E fiz-me fechado. E escuro. E rodeei-me de barreiras. E fiz-me vómitos de palavras. Fétido de sentires. Durante anos. Os anos pequenos. Em que ainda não somos. Vamos-nos fazendo. Levando-nos ao sabor da vida. Curta. Sem saberes. E com poucos sabores.

Não sei o que viste.

Hoje vejo-me nos teus olhos. Um outro de mim. Que desconheço. Que quero ser. Mas no qual não acredito. E deixo-me levar por ti. Pelas tuas mãos que são sol. Contrárias às minhas de nevoeiro. Pelos teus cabelos que são mar. De encontro aos meus que são serra. Pela brancura da tua pele. Em contraposição ao escuro que no fundo... sou todo eu.

Por vezes tudo sangra. Outras tudo se extasia. Porque o menor dos homens - que sou eu - não é nada em face da luz. Onde toda a vida acontece.

E assim vou-te querendo. Querendo-me. Deixando-me levar.
Por ti. Em mim.

sábado, outubro 08, 2016

OFERTA

Minha mão escreve o teu nome. Nomeia-te à boca da caneta. Nos dedos trémulos. Que te conhecem. Que levam o teu nome para dentro de mim. Onde habitam os ecos de ti.

Contigo aprendi que a distância não importa. Não a distância física, que os pés anulam. Mas a distância tempo. O tempo que perece à mão da palavra. E que nos ensina. Que a palavra é veículo. Motor. Morte. Espinhos. Rosas ou sorrisos. Asa de gaivota. Maresia. É tudo o que quisermos. Tudo o que formos capazes.

Da palavra fazemos mundo. E o mundo faz-nos breves. Mas não em nós. Não em ti, nem em mim. Não naquilo que somos. Porque eu sou-te em muitas palavras. Porque eu quero-te minha noutras tantas. E para isso as folhas em branco. Que te ofereço. Para as tuas. Para que depois as faças minhas. No amor das coisas.

Fico à espera.

sábado, outubro 01, 2016

ÚLTIMOS MOMENTOS

Lentamente, um a um, fui colocando todos os toros. Até o cesto ficar vazio. Alimentei a combustão até ao fim. Como a nossa vida. Crepitava na lareira o último toro, já perto das cinzas, quando tu

- Amanhã vou embora.
Assim. Em vazio. Tal como o cesto. Sem nada mais para alimentar as chamas. Enquanto eu imóvel. Sem palavras. Olhando o que restava (de nós) do fogo. Remexendo-o nas entranhas em busca de um sentido. Sentindo-me - ainda que não to dissesse - as próprias cinzas.
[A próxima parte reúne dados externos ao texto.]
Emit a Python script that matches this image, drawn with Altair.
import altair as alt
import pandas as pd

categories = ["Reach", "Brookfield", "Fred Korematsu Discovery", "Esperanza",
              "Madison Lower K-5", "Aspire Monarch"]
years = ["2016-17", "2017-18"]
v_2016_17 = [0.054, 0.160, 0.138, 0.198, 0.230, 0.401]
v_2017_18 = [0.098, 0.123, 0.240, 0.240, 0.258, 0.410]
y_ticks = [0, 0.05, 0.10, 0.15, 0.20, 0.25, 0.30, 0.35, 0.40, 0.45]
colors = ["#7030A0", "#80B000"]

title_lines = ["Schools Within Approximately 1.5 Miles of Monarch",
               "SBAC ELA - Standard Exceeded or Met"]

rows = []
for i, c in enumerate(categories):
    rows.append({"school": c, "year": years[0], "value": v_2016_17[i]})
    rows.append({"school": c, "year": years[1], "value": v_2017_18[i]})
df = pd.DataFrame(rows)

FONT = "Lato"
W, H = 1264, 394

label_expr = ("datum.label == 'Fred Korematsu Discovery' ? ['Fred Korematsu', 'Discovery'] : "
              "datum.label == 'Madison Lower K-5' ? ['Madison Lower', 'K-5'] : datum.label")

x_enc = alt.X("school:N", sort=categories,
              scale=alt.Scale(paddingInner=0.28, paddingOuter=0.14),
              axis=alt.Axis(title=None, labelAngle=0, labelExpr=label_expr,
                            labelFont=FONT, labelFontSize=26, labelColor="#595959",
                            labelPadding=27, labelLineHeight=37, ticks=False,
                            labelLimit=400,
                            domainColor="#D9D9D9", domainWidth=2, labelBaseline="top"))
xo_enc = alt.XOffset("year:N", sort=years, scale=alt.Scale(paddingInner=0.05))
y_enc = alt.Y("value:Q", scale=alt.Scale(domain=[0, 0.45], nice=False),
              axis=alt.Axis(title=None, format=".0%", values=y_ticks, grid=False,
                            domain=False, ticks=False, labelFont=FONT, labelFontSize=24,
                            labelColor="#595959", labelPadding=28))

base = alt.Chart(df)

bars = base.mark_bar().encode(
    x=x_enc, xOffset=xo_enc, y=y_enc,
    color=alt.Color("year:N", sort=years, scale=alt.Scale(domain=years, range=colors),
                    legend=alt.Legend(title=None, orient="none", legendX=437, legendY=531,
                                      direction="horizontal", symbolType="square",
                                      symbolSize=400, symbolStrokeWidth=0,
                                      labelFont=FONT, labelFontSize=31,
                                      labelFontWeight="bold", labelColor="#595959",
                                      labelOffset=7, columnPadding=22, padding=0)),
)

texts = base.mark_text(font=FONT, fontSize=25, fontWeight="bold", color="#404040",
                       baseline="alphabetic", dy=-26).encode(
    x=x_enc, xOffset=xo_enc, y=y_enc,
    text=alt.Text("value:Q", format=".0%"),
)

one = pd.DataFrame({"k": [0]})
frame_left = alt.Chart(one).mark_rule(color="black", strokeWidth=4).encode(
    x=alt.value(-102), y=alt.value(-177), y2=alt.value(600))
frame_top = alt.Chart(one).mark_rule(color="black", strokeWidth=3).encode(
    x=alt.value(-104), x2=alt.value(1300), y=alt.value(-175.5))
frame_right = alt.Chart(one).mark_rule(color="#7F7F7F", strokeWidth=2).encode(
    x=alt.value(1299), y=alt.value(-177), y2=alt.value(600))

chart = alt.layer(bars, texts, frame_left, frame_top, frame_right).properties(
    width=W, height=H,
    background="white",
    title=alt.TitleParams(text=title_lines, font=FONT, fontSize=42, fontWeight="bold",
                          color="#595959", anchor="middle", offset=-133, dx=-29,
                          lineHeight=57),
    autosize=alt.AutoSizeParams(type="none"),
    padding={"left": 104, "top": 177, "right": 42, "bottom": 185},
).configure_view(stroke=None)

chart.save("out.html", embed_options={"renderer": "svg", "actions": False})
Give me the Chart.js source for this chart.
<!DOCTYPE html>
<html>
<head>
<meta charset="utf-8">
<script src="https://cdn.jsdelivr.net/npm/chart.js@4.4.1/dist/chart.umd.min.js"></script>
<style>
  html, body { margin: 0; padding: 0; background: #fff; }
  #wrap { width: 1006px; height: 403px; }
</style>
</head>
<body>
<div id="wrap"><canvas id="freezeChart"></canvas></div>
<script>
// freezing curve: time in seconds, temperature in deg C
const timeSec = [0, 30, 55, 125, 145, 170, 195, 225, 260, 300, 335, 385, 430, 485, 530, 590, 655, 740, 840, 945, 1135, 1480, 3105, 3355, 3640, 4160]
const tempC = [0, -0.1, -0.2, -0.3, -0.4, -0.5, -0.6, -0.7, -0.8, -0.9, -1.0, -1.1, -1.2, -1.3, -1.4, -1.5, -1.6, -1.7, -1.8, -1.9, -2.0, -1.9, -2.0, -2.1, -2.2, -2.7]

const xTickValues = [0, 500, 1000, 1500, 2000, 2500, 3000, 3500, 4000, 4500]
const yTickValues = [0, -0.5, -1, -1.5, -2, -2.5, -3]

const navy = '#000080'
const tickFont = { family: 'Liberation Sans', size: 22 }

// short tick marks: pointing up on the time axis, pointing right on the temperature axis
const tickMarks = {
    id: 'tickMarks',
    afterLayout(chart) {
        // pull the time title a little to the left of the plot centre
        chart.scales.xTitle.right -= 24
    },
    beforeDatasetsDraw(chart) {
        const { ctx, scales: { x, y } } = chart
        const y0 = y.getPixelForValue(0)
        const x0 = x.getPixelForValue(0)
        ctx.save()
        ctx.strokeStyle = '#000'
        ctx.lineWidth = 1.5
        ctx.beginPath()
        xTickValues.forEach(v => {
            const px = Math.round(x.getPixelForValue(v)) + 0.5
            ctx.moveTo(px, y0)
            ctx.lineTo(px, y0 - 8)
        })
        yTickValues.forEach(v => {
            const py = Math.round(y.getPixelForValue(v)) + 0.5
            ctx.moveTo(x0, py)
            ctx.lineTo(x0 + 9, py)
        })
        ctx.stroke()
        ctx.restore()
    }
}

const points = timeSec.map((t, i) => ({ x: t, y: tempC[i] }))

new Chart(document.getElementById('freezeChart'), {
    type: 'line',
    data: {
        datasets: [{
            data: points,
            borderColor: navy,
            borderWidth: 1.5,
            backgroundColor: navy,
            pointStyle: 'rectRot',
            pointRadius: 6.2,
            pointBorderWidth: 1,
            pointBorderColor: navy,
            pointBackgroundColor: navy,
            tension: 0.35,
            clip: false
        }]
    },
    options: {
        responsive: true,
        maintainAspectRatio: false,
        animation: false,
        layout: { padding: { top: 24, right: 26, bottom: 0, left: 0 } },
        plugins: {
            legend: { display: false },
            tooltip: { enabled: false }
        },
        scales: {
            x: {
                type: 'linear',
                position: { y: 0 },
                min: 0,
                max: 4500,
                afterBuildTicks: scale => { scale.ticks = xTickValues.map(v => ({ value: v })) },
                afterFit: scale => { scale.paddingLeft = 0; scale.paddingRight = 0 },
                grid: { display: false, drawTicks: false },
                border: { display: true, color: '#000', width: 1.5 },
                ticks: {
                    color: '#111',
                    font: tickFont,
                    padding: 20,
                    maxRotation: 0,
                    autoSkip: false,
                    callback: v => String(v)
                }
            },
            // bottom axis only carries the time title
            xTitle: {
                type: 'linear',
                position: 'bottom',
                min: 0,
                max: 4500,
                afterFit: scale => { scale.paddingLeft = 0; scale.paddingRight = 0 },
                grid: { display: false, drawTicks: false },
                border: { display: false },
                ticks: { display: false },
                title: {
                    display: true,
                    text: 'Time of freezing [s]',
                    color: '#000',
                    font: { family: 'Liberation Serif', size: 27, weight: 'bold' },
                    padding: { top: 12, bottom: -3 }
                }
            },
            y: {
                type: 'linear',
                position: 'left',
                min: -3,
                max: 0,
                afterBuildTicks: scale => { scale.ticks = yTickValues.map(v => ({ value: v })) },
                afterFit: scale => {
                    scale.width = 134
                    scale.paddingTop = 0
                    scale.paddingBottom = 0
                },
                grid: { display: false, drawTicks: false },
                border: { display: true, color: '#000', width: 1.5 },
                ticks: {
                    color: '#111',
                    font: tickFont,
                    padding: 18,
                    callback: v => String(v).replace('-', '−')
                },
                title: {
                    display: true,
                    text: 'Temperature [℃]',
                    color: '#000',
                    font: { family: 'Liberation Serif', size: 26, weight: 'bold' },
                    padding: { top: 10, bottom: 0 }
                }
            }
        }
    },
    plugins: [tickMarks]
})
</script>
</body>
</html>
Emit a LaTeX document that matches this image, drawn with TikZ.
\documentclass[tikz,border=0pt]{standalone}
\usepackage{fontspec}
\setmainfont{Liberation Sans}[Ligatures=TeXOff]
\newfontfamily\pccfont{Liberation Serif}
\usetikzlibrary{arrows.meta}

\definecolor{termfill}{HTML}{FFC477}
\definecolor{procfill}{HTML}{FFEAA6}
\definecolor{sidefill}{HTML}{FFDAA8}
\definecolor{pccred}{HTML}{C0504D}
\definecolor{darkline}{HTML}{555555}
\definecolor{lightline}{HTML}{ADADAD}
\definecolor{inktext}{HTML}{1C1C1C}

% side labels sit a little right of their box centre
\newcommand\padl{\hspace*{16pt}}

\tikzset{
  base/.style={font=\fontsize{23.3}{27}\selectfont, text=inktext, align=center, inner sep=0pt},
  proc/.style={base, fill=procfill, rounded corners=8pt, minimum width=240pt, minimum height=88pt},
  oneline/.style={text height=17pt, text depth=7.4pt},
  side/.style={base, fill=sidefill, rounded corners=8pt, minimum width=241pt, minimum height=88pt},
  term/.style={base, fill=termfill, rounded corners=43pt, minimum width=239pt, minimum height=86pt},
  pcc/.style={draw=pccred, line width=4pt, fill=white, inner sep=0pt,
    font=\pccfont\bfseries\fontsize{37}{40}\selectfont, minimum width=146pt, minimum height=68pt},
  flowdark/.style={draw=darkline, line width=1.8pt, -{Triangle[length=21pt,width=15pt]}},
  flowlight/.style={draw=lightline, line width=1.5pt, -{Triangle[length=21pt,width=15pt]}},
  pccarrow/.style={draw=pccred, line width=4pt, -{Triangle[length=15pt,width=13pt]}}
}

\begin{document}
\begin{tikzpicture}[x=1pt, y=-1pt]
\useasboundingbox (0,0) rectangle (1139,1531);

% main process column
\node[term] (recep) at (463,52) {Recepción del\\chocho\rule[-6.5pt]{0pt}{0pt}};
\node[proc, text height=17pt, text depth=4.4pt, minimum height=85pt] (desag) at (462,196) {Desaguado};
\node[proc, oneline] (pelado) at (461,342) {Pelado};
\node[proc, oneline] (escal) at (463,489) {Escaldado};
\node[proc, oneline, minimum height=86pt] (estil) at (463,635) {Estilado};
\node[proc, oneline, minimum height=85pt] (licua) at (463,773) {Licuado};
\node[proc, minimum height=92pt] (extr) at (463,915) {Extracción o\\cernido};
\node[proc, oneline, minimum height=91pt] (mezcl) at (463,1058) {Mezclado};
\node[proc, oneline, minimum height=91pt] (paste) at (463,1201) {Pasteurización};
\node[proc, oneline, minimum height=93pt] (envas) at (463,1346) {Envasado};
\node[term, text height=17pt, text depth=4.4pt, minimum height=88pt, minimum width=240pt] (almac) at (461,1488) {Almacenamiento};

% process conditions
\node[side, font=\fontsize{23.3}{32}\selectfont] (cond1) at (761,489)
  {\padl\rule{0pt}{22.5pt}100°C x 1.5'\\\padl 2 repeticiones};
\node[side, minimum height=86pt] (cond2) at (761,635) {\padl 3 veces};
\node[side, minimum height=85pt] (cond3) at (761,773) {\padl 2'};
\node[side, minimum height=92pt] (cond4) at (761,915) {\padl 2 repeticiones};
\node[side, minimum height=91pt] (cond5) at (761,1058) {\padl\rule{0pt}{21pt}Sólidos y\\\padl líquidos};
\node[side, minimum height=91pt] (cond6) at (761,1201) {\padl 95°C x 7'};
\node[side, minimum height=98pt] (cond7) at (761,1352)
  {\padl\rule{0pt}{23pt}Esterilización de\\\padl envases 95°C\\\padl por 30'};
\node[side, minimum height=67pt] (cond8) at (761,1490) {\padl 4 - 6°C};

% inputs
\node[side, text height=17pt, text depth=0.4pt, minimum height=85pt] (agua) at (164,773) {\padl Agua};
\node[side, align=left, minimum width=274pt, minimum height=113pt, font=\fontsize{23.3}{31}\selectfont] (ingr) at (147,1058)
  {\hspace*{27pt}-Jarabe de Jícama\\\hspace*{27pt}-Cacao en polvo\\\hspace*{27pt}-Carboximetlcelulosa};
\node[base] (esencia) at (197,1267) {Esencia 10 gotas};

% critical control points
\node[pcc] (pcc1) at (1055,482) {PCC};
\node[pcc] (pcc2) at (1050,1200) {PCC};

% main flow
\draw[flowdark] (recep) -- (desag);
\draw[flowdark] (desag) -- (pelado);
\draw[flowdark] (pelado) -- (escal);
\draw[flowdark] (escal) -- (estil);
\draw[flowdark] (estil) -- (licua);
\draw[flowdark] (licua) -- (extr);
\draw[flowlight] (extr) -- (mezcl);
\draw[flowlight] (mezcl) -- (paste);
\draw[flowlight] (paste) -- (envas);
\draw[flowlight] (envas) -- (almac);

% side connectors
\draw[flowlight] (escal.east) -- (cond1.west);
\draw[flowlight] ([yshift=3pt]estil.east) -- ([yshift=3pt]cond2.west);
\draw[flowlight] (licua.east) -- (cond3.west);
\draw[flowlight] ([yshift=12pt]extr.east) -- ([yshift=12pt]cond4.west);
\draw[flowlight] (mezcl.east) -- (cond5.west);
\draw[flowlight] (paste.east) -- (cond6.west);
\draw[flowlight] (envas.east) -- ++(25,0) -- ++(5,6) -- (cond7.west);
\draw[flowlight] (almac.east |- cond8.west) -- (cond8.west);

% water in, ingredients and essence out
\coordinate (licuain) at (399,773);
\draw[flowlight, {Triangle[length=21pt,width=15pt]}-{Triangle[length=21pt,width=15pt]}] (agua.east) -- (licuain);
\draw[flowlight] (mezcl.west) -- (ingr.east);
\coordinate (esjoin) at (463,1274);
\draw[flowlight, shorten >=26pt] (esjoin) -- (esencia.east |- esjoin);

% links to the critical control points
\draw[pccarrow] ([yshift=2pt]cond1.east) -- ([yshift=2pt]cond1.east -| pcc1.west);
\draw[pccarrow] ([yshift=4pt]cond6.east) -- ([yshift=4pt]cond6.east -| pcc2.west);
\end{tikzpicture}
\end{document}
No silêncio, levantaste-te e dirigiste-te ao quarto. A cama para uma última noite. Fria. Sem intimidade. Enquanto eu imóvel. Olhando o fogo que já não ardia. Remexendo as cinzas. Procurando-nos. Tentando saber onde nos perdêramos. Quando deixáramos de ser fogo.

Momentos.

Aos pés da cama, toda a vida arrumada. Duas malas apenas. Pouca vida para tanto tempo.
Enquanto na sala, em frente à lareira, o cesto vazio. Ainda a sonhar.